Maybe all of this is a wild coincidence, and maybe there’s a bland explanation for it, but please note these two different governmental decisions:

The Department of Homeland Security, on September 13, 2017, told other government agencies to dismantle Kaspersky Lab computer products because: “The Department is concerned about ties between Kasrpersky officials and Russian intelligence.”

The Department of Labor in 2013 approved a Labor Condition Application (LCA) for a “Head of Anti-Malware Research” to be paid a handsome sum to work as an H-1B for Kaspersky in Bellevue, Wash.

Let’s ask a fundamental question: If you have government contracts in the security business, would it not be wise to confine your hiring to U.S. citizens? Kaspersky Lab filed LCAs for nine jobs in the period between 2011 and this year, all with high-tech job titles. Kaspersky had a long string of federal contracts on IT and security matters.

The salary offered in 2013 for the anti-malware job was $116,584 a year, with the job salary scale going up to $160,000. The other jobs paid less.

The DoL dataset, which can be seen at Myvisajobs.com, does not tell whether the job was actually filled, nor does it provide the name or the country of origin of the H-1B worker involved.

Two thoughts come to mine, one narrow, one broad.

First: If some agency is investigating Kaspersky, the agents might check on those attempted H-1B hirings.
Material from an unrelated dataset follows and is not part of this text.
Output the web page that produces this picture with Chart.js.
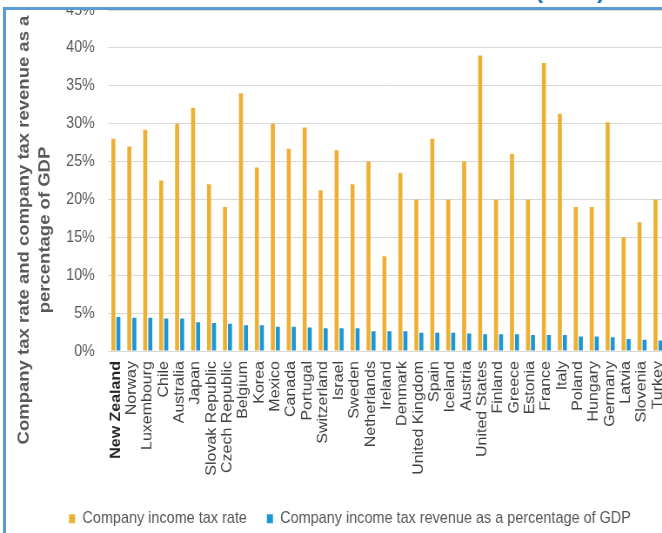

Were they hired? And where did they come from?

Second: I suspect that there is very little vetting by the government of H-1B employers, like Kaspersky.

There is a long list of these H-1B employers, governments tend to identify with employers, and many of them are upstanding (despite their hiring practices) members of society, such as the Gates Foundation (which sought 47 H-1B workers in the 2016-2017 period) and the Red Cross (which sought only three of them).

Some employers are suspect for policy reasons, such as the huge Indian outsourcing firm, Infosys (which filed for an eye-popping total of 43,414 H-1Bs, expecting, because of the lottery, to get a much smaller number).

Then there are the oddball employers such as Virginia International University in Fairfax (it sought eight H-1Bs, with only one of them being a professor). VIU combines many of the characteristics of a visa mill (little high quality education plus many work permits for a largely alien student population) with an alliance with the Muslim cult led by the self-exiled Turkish cleric Fethullah Gulen.

Finally, there are the criminal misuses of the program, generally involving small firms, and often with one set of former Indian nationals exploiting a newer set of them, as reported in this blog.

Yes, immigrant-vetting should be more careful, but so should the vetting of employers in the H-1B (and other nonimmigrant worker) programs.